Caso Scieri: un imputato ha revocato i legali, udienza rinviata Ex comandante Folgore: «Fatti goliardici ci sono sempre stati»

Ancora un rinvio per l’udienza preliminare del processo per l’omicidio di Emanuele Scieri, il parà siracusano ucciso il 13 agosto del 1999 all’interno della caserma Gamerra di Pisa e ritrovato, tre giorni dopo, ai piedi di una torretta di asciugamento dei paracadute. Il rinvio è stato dovuto a una lettera con cui, ieri sera, uno degli imputati, l’ex caporale Alessandro Panella, ha revocato l’incarico di mandato ai propri legali difensori Marco Meoli e Tiziana Mannocci spingendoli a non presentarsi in udienza. Il gup Pietro Murano, questa mattina, ha nominato l’avvocato d’ufficio Andrea Cariello e ha fissato la nuova data al 18 giugno.

A novembre scorso si è aperta l’udienza preliminare con la procura che ha già chiesto il rinvio a giudizio per il reato di omicidio aggravato dai futili e abietti motivi. Oltre a Panella per i pm devono andare a processo anche gli ex commilitoni Luigi Zabara e Andrea Antico. Tutti e tre erano assenti oggi. Presenti, invece, i due accusati di favoreggiamentol’ex comandante della Folgore, il generale Enrico Celentano e l’allora aiutante maggiore Salvatore Romondia. «Ho scelto di farmi giudicare con il rito abbreviato – ha detto Celentano – anche se avrei preferito non essere coinvolto in alcun processo.
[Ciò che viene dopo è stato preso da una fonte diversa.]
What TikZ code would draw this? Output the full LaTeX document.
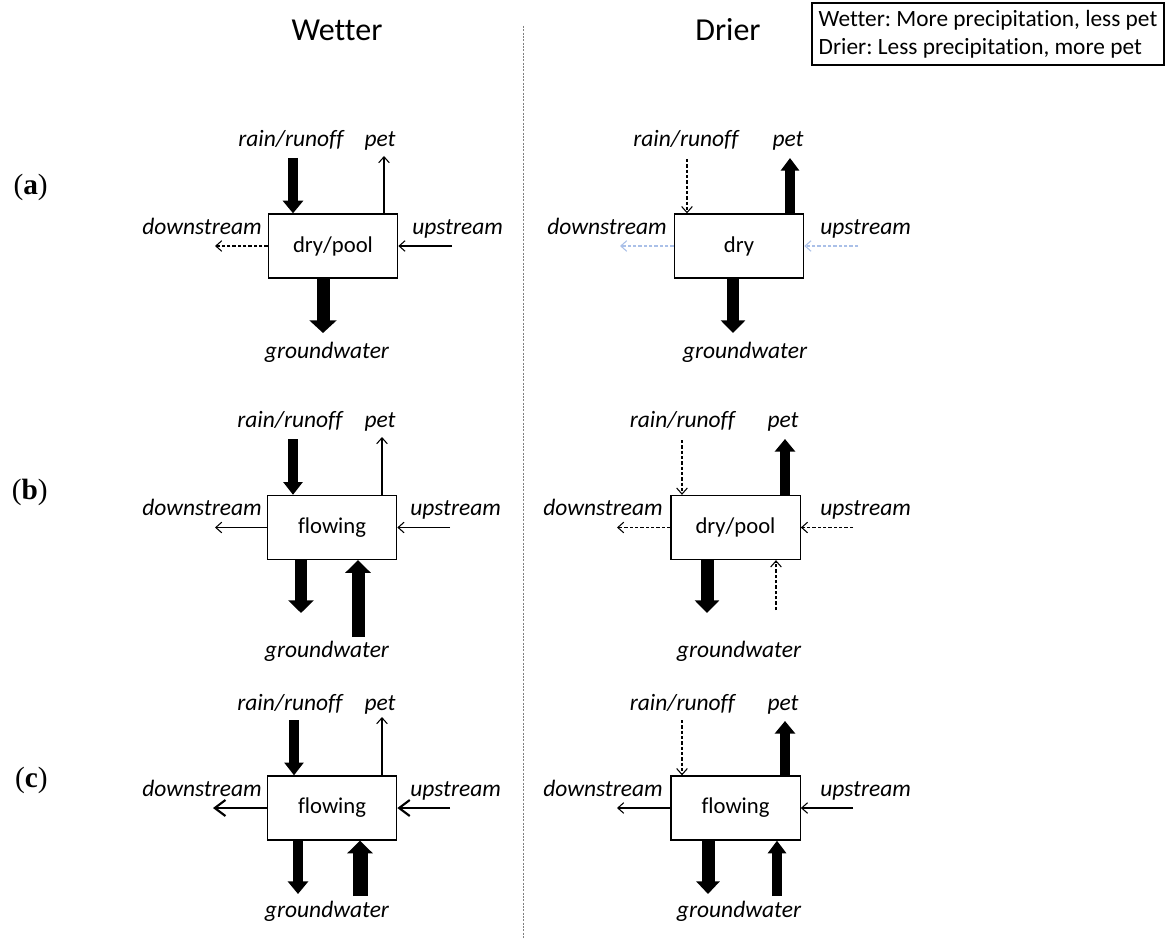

Spero di chiudere la vicenda il prima possibile. Sono sorpreso e dispiaciuto della ricostruzione prospettata dalla procura – ha aggiunto – perché nel nostro ambiente e nella forza armata i fatti di goliardia ci sono sempre stati ma non certo quello di cui si parla in questa vicenda».

Conosciuto per essere l’autore dello Zibaldone  una sorta di manuale assemblato con citazioni auliche e un elenco di atti di nonnismo ai quali sottomettere le reclute – l’ex ufficiale, che oggi ha 78 anni, ha diretto la Folgore dal luglio del 1997 al novembre del 1999. Durante la sua audizione davanti alla commissione parlamentare d’inchiesta sul caso, Celentano aveva raccontato che, vedendo il cadavere di Scieri «ho notato che era un po’ adiposo perché anzianotto e perché aveva praticato più lo studio che l’attività sportiva. Così, mi sono dato la spiegazione che forse aveva tentato di capire se riusciva a fare una impresa fisica ed era scivolato tentando di arrampicarsi su quella scala». Un’ipotesi che è stata scartata.

In seguito alla relazione finale della commissione d’inchiesta sul caso, la procura di Pisa ha riaperto le indagini. Poco dopo, il tribunale militare di Roma ha chiesto il trasferimento degli atti. Per un periodo, i due procedimenti sono andati avanti parallelamente. Poi è stata la prima sezione penale della Corte di Cassazione a risolvere il conflitto di giurisdizione decidendo che il caso è di competenza della sola magistratura ordinaria. Questo perché il nonnismo non è solo un fatto militare, anche se gli atti avvengono all’interno di una caserma. Inoltre, tra gli ex caporali e la vittima non c’era «nessun rapporto gerarchico-disciplinare» e, al momento dei fatti, gli autori non erano in servizio e non indossavano nemmeno la divisa. Anche Scieri si trovava in libera uscita e, quindi, in abiti civili.